Ülkemizde danışmanlık
Gelişmiş ülkelerde danışmanlık hizmeti, her farklı danışmanlık alanında bir sektör halini almış, ve gerek kurumlar, gerekse şahıslar tarafından benimsenmiştir. Elbette danışman statüsünde olan firmaların, şahısların, kurumların tamamı da bu konuda ülkelerin yasaları çerçevesinde belirli bazı yeterliliklerin sağlanması ile bu konuma ulaştıklarını da biliyoruz. Bu durum da hizmeti alanların danışman belgesine sahip firmaları sorgulamaksızın çalışabilmelerine, bu mesleği de yadırgamamalarına olanak sağlamaktadır.

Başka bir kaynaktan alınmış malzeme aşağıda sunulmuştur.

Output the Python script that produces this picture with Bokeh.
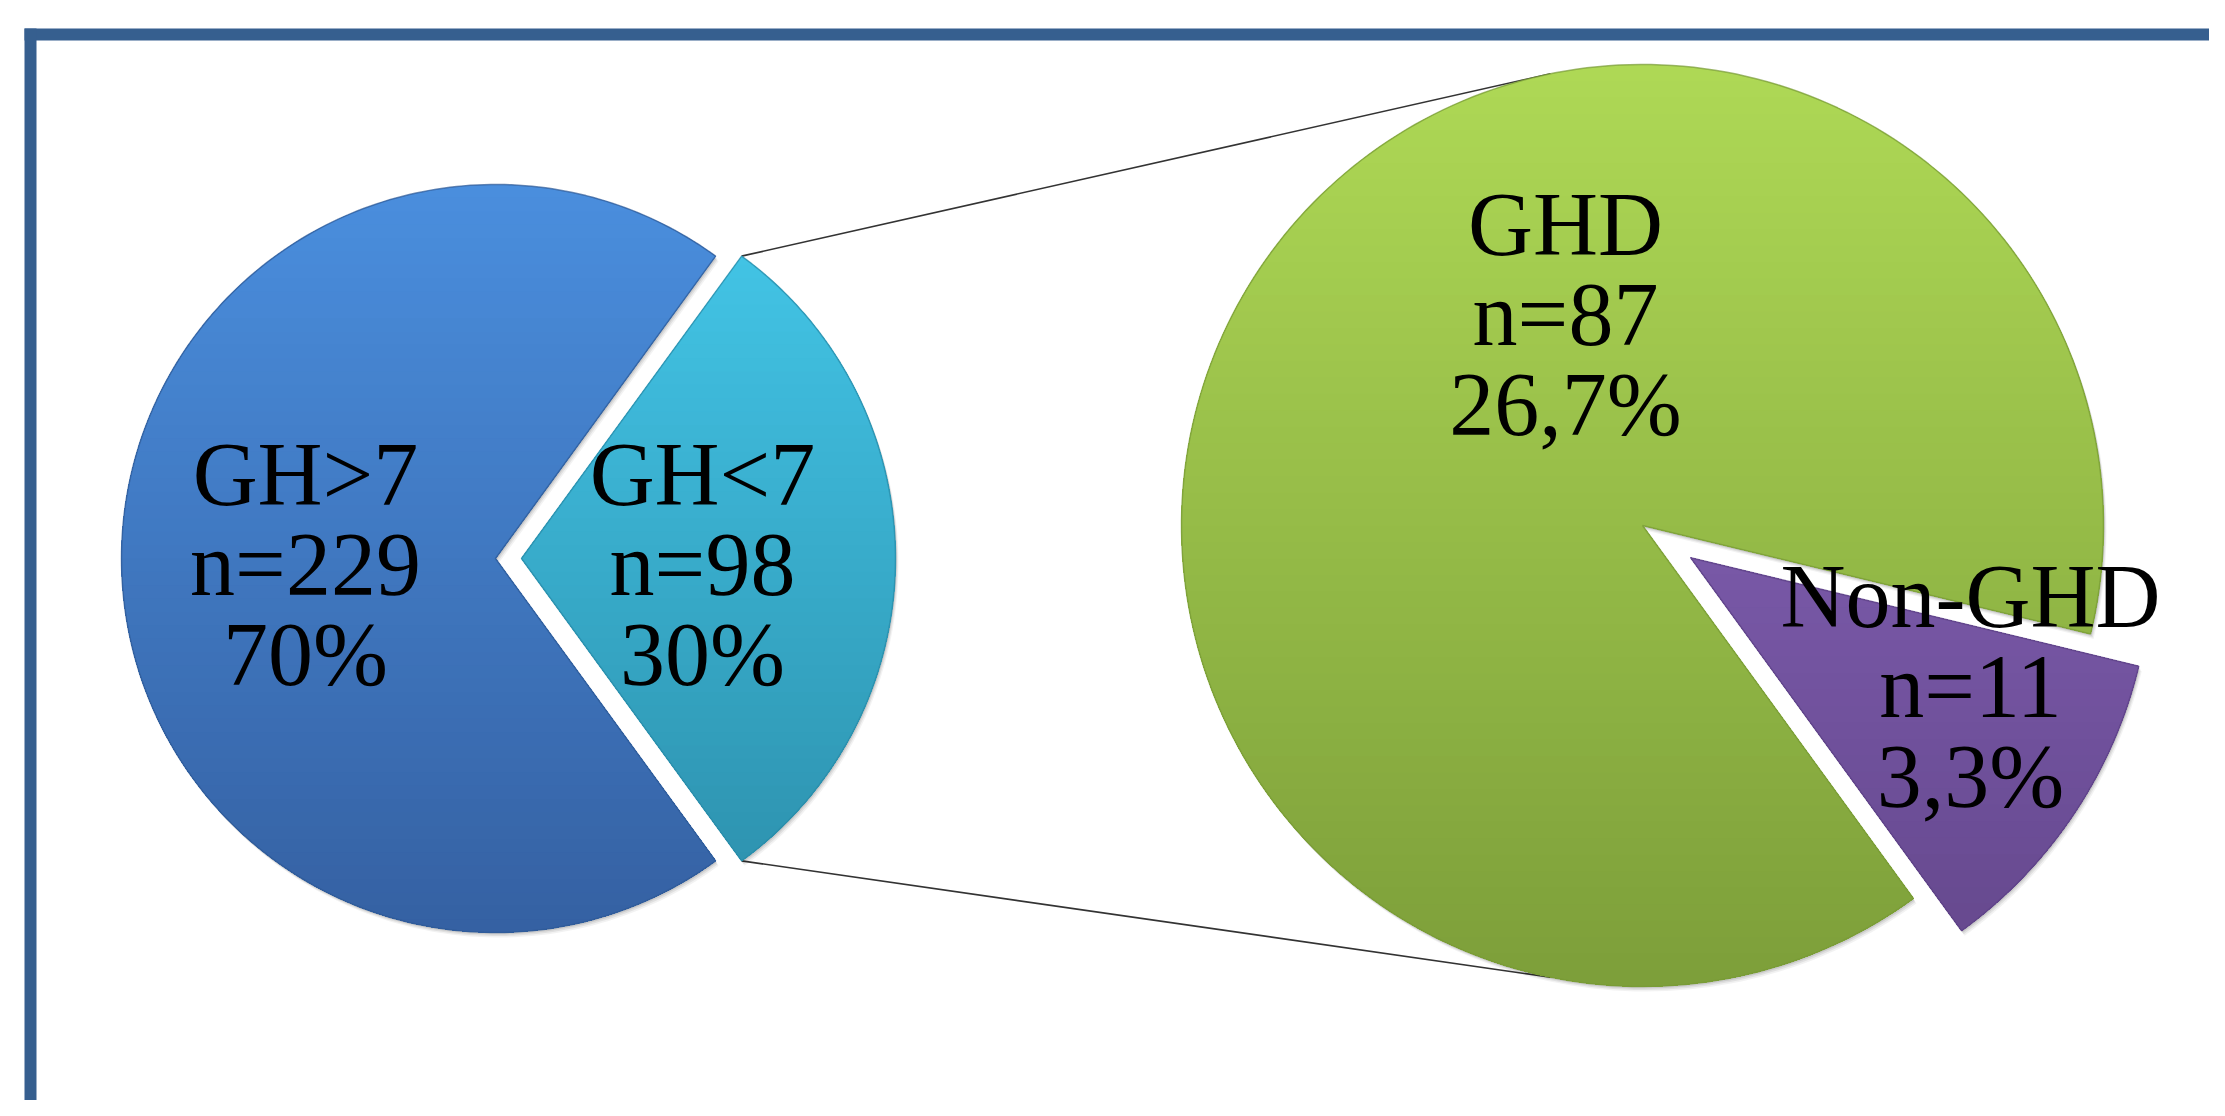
import math
from bokeh.plotting import figure
from bokeh.models import Range1d
from bokeh.core.properties import value
from bokeh.embed import file_html
from bokeh.resources import INLINE

# ---------------- data ----------------
primary_labels = ["GH>7", "GH<7"]
primary_n = [229, 98]
primary_pct = ["70%", "30%"]

secondary_labels = ["GHD", "Non-GHD"]
secondary_n = [87, 11]
secondary_pct = ["26,7%", "3,3%"]

# ---------------- layout / style ----------------
W, H = 2209, 1100
OX, OY = 0, 0
FONT = "Liberation Serif"
FSIZE = "90px"
LINE_GAP = 90

P_C = (495.0, 558.0)    # primary pie centre (page px)
P_R = 374.0
P_EXPLODE = 26.0
S_C = (1642.0, 525.0)   # secondary pie centre
S_R = 461.0
S_EXPLODE = 58.0
S_START = -13.6         # degrees, where the small secondary slice starts (clockwise)
LINK_ANGLE = 101.5

grad = {
    "blue": ("#4a8edd", "#3561a3"),
    "cyan": ("#44c8ea", "#2c8fab"),
    "green": ("#aed855", "#7d9f3a"),
    "purple": ("#8d6ac4", "#63468a"),
}
rim = {"blue": "#2f5a95", "cyan": "#2a8aa6", "green": "#789a36", "purple": "#5d4285"}

p = figure(width=W, height=H, output_backend="svg", toolbar_location=None,
           x_range=Range1d(OX, OX + W), y_range=Range1d(OY + H, OY),
           min_border=0, outline_line_color=None, background_fill_color="white",
           border_fill_color="white")
p.axis.visible = False
p.grid.visible = False


def hex2rgb(h):
    h = h.lstrip("#")
    return tuple(int(h[i:i + 2], 16) for i in (0, 2, 4))


def mix(c1, c2, t):
    a, b = hex2rgb(c1), hex2rgb(c2)
    return "#%02x%02x%02x" % tuple(int(round(a[i] + (b[i] - a[i]) * t)) for i in range(3))


def wedge_pts(cx, cy, r, a0, a1, n=240):
    # a0 -> a1 in degrees, counter-clockwise in math sense; page y points down
    pts = [(cx, cy)]
    for i in range(n + 1):
        a = math.radians(a0 + (a1 - a0) * i / n)
        pts.append((cx + r * math.cos(a), cy - r * math.sin(a)))
    return pts


def clip_below(pts, yt):
    out = []
    n = len(pts)
    for i in range(n):
        a, b = pts[i], pts[(i + 1) % n]
        ain, bin_ = a[1] >= yt, b[1] >= yt
        if ain:
            out.append(a)
        if ain != bin_:
            t = (yt - a[1]) / (b[1] - a[1])
            out.append((a[0] + t * (b[0] - a[0]), yt))
    return out


def draw_shadow(cx, cy, r, a0, a1):
    pts = wedge_pts(cx, cy, r, a0, a1)
    for d, al in ((5, 0.05), (3.5, 0.07), (2, 0.09)):
        p.patch([q[0] + d * 0.6 for q in pts], [q[1] + d for q in pts],
                fill_color="#000000", fill_alpha=al, line_color=None)


def draw_wedge(cx, cy, r, a0, a1, key, strips=56):
    pts = wedge_pts(cx, cy, r, a0, a1)
    top, bot = cy - r, cy + r
    c_top, c_bot = grad[key]
    xs, ys, cols = [], [], []
    for k in range(strips):
        yt = top + (bot - top) * k / strips
        cp = clip_below(pts, yt) if k > 0 else pts
        if len(cp) < 3:
            continue
        xs.append([q[0] for q in cp])
        ys.append([q[1] for q in cp])
        cols.append(mix(c_top, c_bot, k / (strips - 1)))
    p.patches(xs, ys, fill_color=cols, line_color=None)
    p.patch([q[0] for q in pts], [q[1] for q in pts], fill_color=None,
            line_color=rim[key], line_width=1.5, line_alpha=0.7)


# ---------------- primary pie ----------------
p_total = sum(primary_n)
small_sweep = 360.0 * primary_n[1] / p_total
half = small_sweep / 2.0
cyan_c = (P_C[0] + P_EXPLODE, P_C[1])

# ---------------- secondary pie ----------------
s_total = sum(secondary_n)
ng_sweep = 360.0 * secondary_n[1] / s_total
ng_a0, ng_a1 = S_START - ng_sweep, S_START
mid = math.radians((ng_a0 + ng_a1) / 2)
purple_c = (S_C[0] + S_EXPLODE * math.cos(mid), S_C[1] - S_EXPLODE * math.sin(mid))

# connector lines (under the pies)
hr = math.radians(half)
la = math.radians(LINK_ANGLE)
x0s = [cyan_c[0] + P_R * math.cos(hr), cyan_c[0] + P_R * math.cos(hr)]
y0s = [cyan_c[1] - P_R * math.sin(hr), cyan_c[1] + P_R * math.sin(hr)]
x1s = [S_C[0] + S_R * math.cos(la), S_C[0] + S_R * math.cos(la)]
y1s = [S_C[1] - S_R * math.sin(la), S_C[1] + S_R * math.sin(la)]
p.segment(x0=x0s, y0=y0s, x1=x1s, y1=y1s, line_color="#333333", line_width=1.6)

wedges = [
    (P_C[0], P_C[1], P_R, half, 360 - half, "blue"),
    (cyan_c[0], cyan_c[1], P_R, -half, half, "cyan"),
    (S_C[0], S_C[1], S_R, S_START, S_START + 360 - ng_sweep, "green"),
    (purple_c[0], purple_c[1], S_R, ng_a0, ng_a1, "purple"),
]
for w in wedges:
    draw_shadow(*w[:5])
for w in wedges:
    draw_wedge(*w)

# ---------------- frame (top & left bars) ----------------
p.quad(left=[24, 24], right=[OX + W + 20, 36], top=[28, 28], bottom=[40, OY + H + 20],
       fill_color="#365f8f", line_color=None)

# ---------------- labels ----------------
label_x = [305, 702, 1565, 1970]
label_y0 = [474, 474, 224, 596]
names = primary_labels + secondary_labels
ns = primary_n + secondary_n
pcts = primary_pct + secondary_pct
tx, ty, tt = [], [], []
for i in range(4):
    lines = [names[i], "n=%d" % ns[i], pcts[i]]
    for j, s in enumerate(lines):
        tx.append(label_x[i])
        ty.append(label_y0[i] + j * LINE_GAP)
        tt.append(s)
p.text(x=tx, y=ty, text=tt, text_font=value(FONT), text_font_size=FSIZE,
       text_align="center", text_baseline="alphabetic", text_color="#000000")

open("out.html", "w").write(file_html(p, INLINE))
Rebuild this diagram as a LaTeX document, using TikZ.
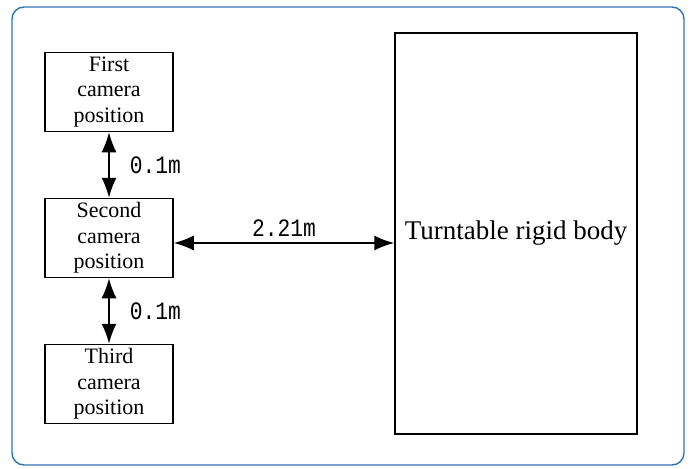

Tanım olarak bakıldığında danışmanlık, danışman sıfatındaki kişilerin yapmakta oldukları meslek olarak kabul edilmekte. Belirli bir konu hakkında uzman olan ve kendisine fikir danışılan kişiye danışman denmekte ve her yıl 23 Kasım’da tüm dünyada danışmanlık günü olarak da kutlanılmakta. Psikolojik danışmanlıktan, yönetim danışmanlığına, dış ticaret danışmanlığından gümrük danışmanlığına pek çok farklı alanı kapsayan bu meslek grubu, hem birey hem de kurumlara yönelik sorulara ya da taleplere cevap verilmesi esasına dayanmakta. Ülkemizde müşavir sıfatına haiz insanların sayısı hayli fazla; müşavirlerin genellikle danışman olarak kabul edildiğini de hepimiz biliriz. Mali Müşavir ve Gümrük Müşaviri meslekleri; yasalar tarafından belirlenmiş ve sınavlara tabi tutulmak ve staj sürelerini tamamlamak suretiyle edilen unvanlar iken, ülkemizde pek çok kişi, farklı alanlarda kendilerini müşavir olarak tanımlamaktadır. İşte bu durum da, müşavirliğe ve dolaylı olarak da danışmanlığa olan güveni sarsmaktadır. Bilgisine başvurulan kişi, verdiği bilginin karşılığında bunun bedelini aldığı takdirde verilen hizmet danışmanlık olarak kabul edilmelidir. Oysa ki doğrudan bir operasyonun gerçekleştirilmesi hizmeti, müşavirler tarafından veriliyor dahi olsa, bu bir danışmanlık değil uygulama ücretidir. Ancak genelde ülkemizde bu hizmeti alanlar, “bir soru sorduk topu topu on beş dakikada cevaplandırdı, ne ücreti derler”. Bu bir hukukçu, diğer adı ile hukuk müşaviri de olsa aynıdır, bir başka bilgisine müracaat edilen meslek grubu da olsa aynı. Oysa unutmamalıdır ki, o on beş dakikanın arkasında kaç senelik birikimin yattığını göz ardı ederiz.
Gelişmiş ülkelerde, ne bir avukata, ne bir yönetim danışmanına, ne mali danışmana, ne dış ticaret konulu danışmana ödenen bedel, asla ağır gelmez; o ödenen bedelin kat ve kat fazlasının kazandırılacağı kabulü ile yola çıkılır. Bizde neden bu meslek hak ettiği yerde değil diye düşündüğümüzde, hatayı ve eksiği yine kendimizde görmeliyiz diye düşünüyorum. Önce regülasyonları, yani kimlerin danışman olabileceğinin kurallarını belirleyip, devlet tarafından yasalaşmasını sağlamak ilk adım olmalı. Ancak bu durumda, danıştığımız kişilerin danışman olduğundan şüphe duymamış oluruz. Sonra da, danışmana ödenen bedelin, bize sağlayacağı yararları algılamaları ve kabullenmeleri gerekmekte. İşte tüm bunlar, gelişmişliğin göstergeleri değil midir.